A prison warden in Finland tells Leila (Kaarina Hazard), a woman who has served 12 years of a life sentence for murder, that she has been pardoned. He suggests that she take a job as a personal assistant to Father Jacob (Heikki Nousiainen) in a nearby rural parsonage. The work will be easy and there is a comfortable room there for her. Reluctantly Leila accepts the position and discovers that her new employer is blind. He graciously welcomes her but she is very chilly toward him and immediately lets him know that she doesn't do housework.

Each day, the mail man arrives with letters to Father Jacob asking for his prayers or wise counsel. The minister asks himself what is burdening these people today. Leila's job is to assist him by reading the letters and then copying down his replies, which sometimes include appropriate passages from the Bible. Although Father Jacob is a sweet and caring man, this hardened murderer treats him shabbily by throwing some of the letters away and by steadfastly refusing to see the value in his unusual ministry. To make matters worse, she has a rough encounter with the mail man and, for a while, he is too scared to deliver the letters. This sends Father Jacob into a dark night of the soul where he wonders if God is testing him — is he to let go of this ministry?

Lost and lonely, the minister has Leila take him to church for a wedding ceremony, but no one shows up. This mistake plunges Father Jacob deeper into despair. Who needs an old blind priest anymore, he asks himself. Yet God's grace is there for him in the Eucharist.

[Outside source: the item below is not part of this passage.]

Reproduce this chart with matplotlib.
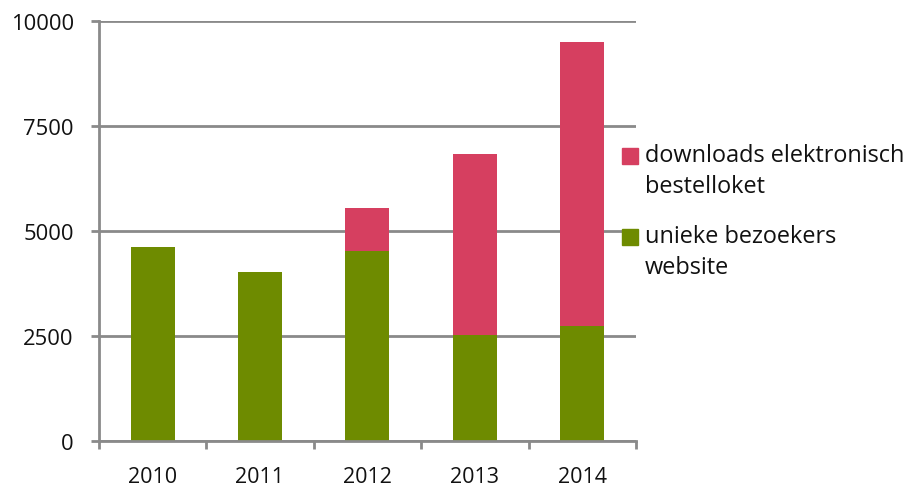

Co-writer and director Klaus Härö has made a lean and intensely focused drama about loneliness, faith, the dark night of the soul, and the redemptive power of love. Unlike so many other movies about clergy, this one honors the caring service ministry of Father Jacob and the genuine love he has for intercessory prayer. Spiritual writer Douglas V. Steere sees this kind of prayer as "the most intensely social act of which the human being is capable." It is ironic that although Father Jacob's blindness has isolated him from others, he has found a meaningful way to connect with the people. The surprising finale to Letters to Father Jacob is an inspiring tribute to love and forgiveness as the linchpins of ministry and the essence of the Christian faith. This frail and vulnerable minister doesn't just quote St. Paul's paean to love in I Corinthians 13, he actually incarnates it.